Work to complete » Write each line of the material exactly as given, from the top through the line that contains "import * as d3 from 'd3';", and omit all pictures.

==== Data extract ====

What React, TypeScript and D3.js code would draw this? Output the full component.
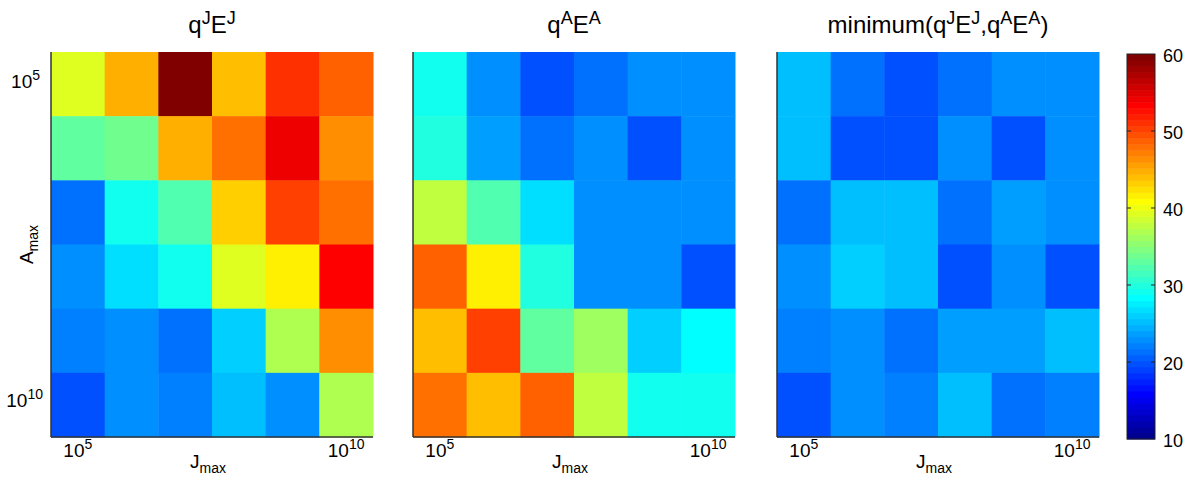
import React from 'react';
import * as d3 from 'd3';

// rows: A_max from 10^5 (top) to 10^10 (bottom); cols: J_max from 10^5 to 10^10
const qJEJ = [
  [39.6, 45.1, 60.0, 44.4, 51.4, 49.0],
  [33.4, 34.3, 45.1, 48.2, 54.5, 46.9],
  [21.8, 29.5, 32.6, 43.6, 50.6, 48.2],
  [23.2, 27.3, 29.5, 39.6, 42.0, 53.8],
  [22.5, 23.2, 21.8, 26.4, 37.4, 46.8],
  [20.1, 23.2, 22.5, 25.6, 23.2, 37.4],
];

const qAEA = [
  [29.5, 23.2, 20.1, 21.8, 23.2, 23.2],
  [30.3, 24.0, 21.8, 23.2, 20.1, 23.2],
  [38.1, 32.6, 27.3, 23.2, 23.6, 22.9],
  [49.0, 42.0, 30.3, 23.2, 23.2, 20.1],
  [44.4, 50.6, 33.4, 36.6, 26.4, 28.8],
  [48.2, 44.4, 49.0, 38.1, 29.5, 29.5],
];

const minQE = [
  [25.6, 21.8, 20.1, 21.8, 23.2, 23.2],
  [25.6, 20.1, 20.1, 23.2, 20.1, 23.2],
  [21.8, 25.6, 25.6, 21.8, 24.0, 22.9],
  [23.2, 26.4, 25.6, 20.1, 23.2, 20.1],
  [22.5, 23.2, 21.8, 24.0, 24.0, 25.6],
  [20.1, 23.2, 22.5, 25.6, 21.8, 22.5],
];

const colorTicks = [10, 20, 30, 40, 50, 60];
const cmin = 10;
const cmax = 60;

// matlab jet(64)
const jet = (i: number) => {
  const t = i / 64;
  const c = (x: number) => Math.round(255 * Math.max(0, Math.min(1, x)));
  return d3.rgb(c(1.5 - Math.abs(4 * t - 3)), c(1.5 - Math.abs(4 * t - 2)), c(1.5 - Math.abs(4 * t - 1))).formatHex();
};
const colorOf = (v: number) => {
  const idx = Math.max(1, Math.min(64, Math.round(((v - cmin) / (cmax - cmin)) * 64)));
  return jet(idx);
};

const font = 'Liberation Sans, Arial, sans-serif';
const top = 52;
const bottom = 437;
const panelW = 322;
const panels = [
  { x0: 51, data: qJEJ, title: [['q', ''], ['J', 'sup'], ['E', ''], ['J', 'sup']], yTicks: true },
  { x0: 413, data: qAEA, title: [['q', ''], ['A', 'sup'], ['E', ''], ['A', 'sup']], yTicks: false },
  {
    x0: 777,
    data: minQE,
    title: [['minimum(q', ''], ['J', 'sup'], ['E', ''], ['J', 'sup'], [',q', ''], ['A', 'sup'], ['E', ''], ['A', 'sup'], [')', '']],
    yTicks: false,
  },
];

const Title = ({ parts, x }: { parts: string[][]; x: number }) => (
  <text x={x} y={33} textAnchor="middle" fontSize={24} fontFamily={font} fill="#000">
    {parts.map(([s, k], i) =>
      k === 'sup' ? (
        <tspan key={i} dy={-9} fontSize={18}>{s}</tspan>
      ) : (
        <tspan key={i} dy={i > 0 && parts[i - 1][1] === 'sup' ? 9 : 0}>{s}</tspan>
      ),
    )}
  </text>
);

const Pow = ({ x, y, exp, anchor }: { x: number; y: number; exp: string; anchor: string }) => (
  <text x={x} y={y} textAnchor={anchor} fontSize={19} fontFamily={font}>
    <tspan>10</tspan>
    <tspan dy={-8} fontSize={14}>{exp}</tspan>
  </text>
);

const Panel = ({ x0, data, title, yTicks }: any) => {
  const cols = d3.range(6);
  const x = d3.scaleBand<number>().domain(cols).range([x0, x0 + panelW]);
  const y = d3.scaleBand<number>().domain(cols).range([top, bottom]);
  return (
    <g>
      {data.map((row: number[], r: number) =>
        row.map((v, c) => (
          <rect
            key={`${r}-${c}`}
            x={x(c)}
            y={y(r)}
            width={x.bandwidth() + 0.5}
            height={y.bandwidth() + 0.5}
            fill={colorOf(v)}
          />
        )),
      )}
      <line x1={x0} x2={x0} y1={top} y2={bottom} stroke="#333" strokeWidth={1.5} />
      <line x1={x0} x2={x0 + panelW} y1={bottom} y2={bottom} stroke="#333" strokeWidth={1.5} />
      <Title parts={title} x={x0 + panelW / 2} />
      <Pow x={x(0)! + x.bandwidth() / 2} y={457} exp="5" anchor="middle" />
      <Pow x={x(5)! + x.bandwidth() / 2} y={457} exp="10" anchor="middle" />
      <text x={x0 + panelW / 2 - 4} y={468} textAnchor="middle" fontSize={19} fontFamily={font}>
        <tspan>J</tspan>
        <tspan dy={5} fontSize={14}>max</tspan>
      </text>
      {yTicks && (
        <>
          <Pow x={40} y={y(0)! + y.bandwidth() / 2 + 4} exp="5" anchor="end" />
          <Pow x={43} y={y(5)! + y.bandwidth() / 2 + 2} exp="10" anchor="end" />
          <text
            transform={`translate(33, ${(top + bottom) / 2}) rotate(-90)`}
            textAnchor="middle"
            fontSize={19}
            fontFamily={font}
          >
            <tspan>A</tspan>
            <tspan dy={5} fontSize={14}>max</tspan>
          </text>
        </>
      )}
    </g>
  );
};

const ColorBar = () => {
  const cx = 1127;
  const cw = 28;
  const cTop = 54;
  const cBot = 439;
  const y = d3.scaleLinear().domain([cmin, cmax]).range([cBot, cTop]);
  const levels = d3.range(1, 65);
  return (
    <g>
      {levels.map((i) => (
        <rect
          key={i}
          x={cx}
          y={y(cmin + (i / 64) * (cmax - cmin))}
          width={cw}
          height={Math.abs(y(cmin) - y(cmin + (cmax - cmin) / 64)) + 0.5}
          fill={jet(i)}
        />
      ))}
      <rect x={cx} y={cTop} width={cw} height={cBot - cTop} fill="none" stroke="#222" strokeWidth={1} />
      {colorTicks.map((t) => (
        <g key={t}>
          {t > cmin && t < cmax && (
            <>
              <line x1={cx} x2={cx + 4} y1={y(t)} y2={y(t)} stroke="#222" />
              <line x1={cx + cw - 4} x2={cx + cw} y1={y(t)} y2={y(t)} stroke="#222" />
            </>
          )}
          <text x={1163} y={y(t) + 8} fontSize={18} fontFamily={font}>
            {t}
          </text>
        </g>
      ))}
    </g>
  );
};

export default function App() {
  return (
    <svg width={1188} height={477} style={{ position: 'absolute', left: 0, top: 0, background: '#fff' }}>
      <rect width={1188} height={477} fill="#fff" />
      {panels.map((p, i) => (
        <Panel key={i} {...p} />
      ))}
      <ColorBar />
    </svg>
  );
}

====

Solution for this task »
What React, TypeScript and D3.js code would draw this? Output the full component.
import React from 'react';
import * as d3 from 'd3';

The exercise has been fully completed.